Using the records that follow, copy every line containing the word "this".
++++++++++++++++++++
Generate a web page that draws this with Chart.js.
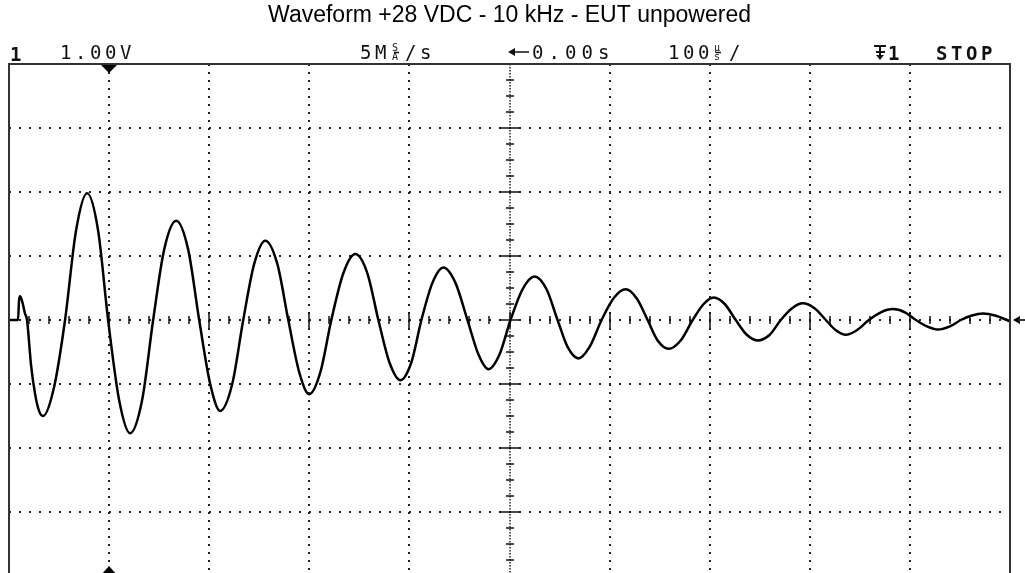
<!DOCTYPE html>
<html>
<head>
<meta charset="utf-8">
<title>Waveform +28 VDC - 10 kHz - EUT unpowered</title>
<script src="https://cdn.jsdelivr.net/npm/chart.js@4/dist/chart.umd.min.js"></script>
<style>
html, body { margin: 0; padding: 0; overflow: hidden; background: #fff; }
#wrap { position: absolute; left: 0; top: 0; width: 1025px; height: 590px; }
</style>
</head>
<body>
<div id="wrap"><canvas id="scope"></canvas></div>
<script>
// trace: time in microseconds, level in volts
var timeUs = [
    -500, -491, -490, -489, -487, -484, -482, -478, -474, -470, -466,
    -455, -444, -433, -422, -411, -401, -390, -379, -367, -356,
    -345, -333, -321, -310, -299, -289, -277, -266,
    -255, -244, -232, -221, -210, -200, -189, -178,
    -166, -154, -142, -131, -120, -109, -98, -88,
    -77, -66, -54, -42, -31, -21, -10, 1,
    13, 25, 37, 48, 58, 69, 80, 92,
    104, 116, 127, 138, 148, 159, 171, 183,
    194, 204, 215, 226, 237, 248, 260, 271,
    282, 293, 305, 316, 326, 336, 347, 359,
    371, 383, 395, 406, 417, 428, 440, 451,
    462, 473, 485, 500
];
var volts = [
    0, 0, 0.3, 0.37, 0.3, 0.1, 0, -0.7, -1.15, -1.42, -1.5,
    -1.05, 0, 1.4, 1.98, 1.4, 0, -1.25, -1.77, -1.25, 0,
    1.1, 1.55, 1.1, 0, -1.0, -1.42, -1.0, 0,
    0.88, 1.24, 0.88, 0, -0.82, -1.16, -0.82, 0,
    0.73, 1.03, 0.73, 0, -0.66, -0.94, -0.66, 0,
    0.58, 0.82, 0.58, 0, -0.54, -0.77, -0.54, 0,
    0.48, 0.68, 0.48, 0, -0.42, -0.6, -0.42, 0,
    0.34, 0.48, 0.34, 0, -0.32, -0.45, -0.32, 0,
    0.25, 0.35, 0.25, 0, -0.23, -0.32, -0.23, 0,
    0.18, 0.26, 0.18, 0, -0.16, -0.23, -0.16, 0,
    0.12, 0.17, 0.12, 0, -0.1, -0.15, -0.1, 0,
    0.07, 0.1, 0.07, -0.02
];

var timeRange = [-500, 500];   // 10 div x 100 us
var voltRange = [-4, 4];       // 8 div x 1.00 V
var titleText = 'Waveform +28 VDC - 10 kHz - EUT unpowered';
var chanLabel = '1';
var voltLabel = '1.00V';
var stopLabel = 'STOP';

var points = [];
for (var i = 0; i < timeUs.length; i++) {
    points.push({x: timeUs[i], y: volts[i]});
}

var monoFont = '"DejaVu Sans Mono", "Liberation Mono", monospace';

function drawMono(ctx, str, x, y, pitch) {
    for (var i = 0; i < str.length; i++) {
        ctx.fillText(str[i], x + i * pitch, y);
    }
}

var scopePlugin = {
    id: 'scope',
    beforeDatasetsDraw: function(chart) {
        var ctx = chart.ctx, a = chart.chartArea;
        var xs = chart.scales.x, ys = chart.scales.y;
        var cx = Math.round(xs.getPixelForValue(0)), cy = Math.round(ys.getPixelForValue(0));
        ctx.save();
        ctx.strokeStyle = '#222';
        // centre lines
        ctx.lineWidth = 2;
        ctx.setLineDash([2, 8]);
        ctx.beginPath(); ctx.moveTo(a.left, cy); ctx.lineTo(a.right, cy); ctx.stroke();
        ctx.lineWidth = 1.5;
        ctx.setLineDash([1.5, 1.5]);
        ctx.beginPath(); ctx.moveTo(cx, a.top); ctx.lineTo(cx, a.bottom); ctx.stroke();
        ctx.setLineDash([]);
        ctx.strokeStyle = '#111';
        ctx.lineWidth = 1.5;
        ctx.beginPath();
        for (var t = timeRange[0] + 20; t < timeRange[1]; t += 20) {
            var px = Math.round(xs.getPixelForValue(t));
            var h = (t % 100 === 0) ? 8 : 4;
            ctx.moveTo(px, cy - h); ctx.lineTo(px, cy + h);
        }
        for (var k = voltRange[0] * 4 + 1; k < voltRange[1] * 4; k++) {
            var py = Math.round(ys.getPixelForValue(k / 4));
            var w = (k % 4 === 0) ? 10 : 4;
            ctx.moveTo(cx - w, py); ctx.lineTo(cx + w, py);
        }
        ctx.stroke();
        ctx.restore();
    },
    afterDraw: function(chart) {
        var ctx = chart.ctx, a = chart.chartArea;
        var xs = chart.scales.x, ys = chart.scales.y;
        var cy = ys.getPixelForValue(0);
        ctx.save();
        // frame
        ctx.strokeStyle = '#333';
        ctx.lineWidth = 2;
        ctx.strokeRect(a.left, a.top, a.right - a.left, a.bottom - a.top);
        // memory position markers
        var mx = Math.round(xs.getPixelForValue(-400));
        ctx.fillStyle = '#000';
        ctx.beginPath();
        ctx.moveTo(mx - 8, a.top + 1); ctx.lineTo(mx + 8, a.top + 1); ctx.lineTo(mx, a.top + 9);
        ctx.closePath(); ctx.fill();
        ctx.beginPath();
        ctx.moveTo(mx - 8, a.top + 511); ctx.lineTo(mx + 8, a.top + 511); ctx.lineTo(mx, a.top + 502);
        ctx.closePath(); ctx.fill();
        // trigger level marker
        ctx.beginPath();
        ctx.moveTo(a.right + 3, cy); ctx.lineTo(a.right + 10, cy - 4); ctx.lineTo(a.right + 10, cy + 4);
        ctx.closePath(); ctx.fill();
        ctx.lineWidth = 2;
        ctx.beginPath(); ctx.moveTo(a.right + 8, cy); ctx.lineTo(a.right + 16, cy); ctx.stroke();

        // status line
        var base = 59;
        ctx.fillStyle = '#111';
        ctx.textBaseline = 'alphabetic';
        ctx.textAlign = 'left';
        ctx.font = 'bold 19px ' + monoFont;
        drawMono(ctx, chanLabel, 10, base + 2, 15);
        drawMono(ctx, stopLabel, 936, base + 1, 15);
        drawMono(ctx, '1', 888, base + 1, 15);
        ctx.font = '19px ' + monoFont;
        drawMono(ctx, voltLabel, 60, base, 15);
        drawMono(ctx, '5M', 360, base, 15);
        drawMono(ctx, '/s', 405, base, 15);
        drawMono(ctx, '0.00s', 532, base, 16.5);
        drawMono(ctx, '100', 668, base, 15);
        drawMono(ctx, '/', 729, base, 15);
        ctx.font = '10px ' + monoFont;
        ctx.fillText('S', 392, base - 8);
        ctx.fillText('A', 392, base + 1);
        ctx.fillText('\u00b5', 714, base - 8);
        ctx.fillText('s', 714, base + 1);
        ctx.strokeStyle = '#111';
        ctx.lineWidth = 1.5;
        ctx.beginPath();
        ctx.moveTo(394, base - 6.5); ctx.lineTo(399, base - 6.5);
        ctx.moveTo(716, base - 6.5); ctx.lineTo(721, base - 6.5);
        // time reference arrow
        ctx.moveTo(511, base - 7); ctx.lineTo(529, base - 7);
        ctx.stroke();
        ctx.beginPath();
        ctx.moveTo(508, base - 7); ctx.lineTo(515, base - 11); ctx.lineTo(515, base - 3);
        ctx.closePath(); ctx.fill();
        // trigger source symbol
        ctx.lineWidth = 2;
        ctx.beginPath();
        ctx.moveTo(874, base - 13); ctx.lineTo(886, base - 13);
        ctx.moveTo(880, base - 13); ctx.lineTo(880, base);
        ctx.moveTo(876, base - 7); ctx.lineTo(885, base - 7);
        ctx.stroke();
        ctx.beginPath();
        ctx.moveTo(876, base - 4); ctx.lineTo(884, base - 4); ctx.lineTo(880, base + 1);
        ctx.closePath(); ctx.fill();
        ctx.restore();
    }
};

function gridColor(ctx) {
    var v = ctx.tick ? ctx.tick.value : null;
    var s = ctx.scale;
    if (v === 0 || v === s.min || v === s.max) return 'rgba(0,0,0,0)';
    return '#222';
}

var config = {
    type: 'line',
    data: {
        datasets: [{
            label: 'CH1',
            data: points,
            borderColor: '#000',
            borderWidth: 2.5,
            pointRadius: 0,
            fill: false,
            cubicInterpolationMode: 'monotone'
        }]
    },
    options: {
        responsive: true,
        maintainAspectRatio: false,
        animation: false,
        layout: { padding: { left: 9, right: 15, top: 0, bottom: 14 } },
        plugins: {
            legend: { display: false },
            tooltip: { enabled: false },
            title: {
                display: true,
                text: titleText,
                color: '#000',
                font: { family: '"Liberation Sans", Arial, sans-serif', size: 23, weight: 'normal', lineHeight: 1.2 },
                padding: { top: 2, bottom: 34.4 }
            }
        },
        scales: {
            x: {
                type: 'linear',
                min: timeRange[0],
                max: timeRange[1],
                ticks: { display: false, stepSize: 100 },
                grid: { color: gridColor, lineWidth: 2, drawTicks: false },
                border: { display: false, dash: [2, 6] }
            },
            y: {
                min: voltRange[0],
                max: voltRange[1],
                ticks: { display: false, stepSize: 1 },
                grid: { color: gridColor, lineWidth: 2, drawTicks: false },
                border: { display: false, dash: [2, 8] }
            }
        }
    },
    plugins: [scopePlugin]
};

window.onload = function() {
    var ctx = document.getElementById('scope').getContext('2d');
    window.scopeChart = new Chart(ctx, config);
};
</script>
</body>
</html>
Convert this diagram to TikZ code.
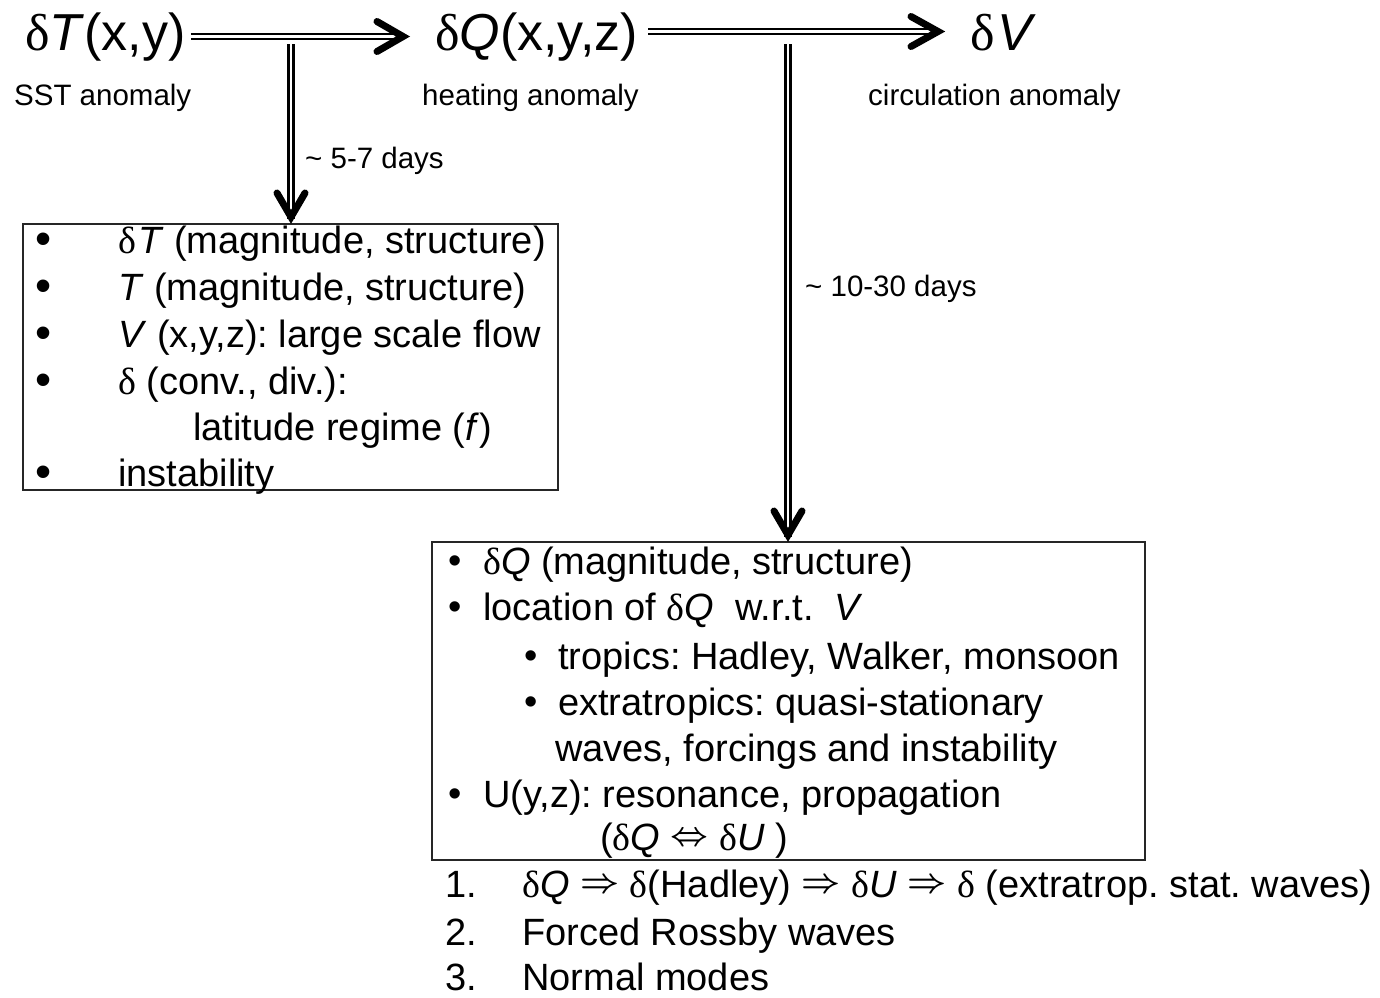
++++++++++++++++++++
_Output_
Generate a web page that draws this with Chart.js.
Convert this diagram to TikZ code.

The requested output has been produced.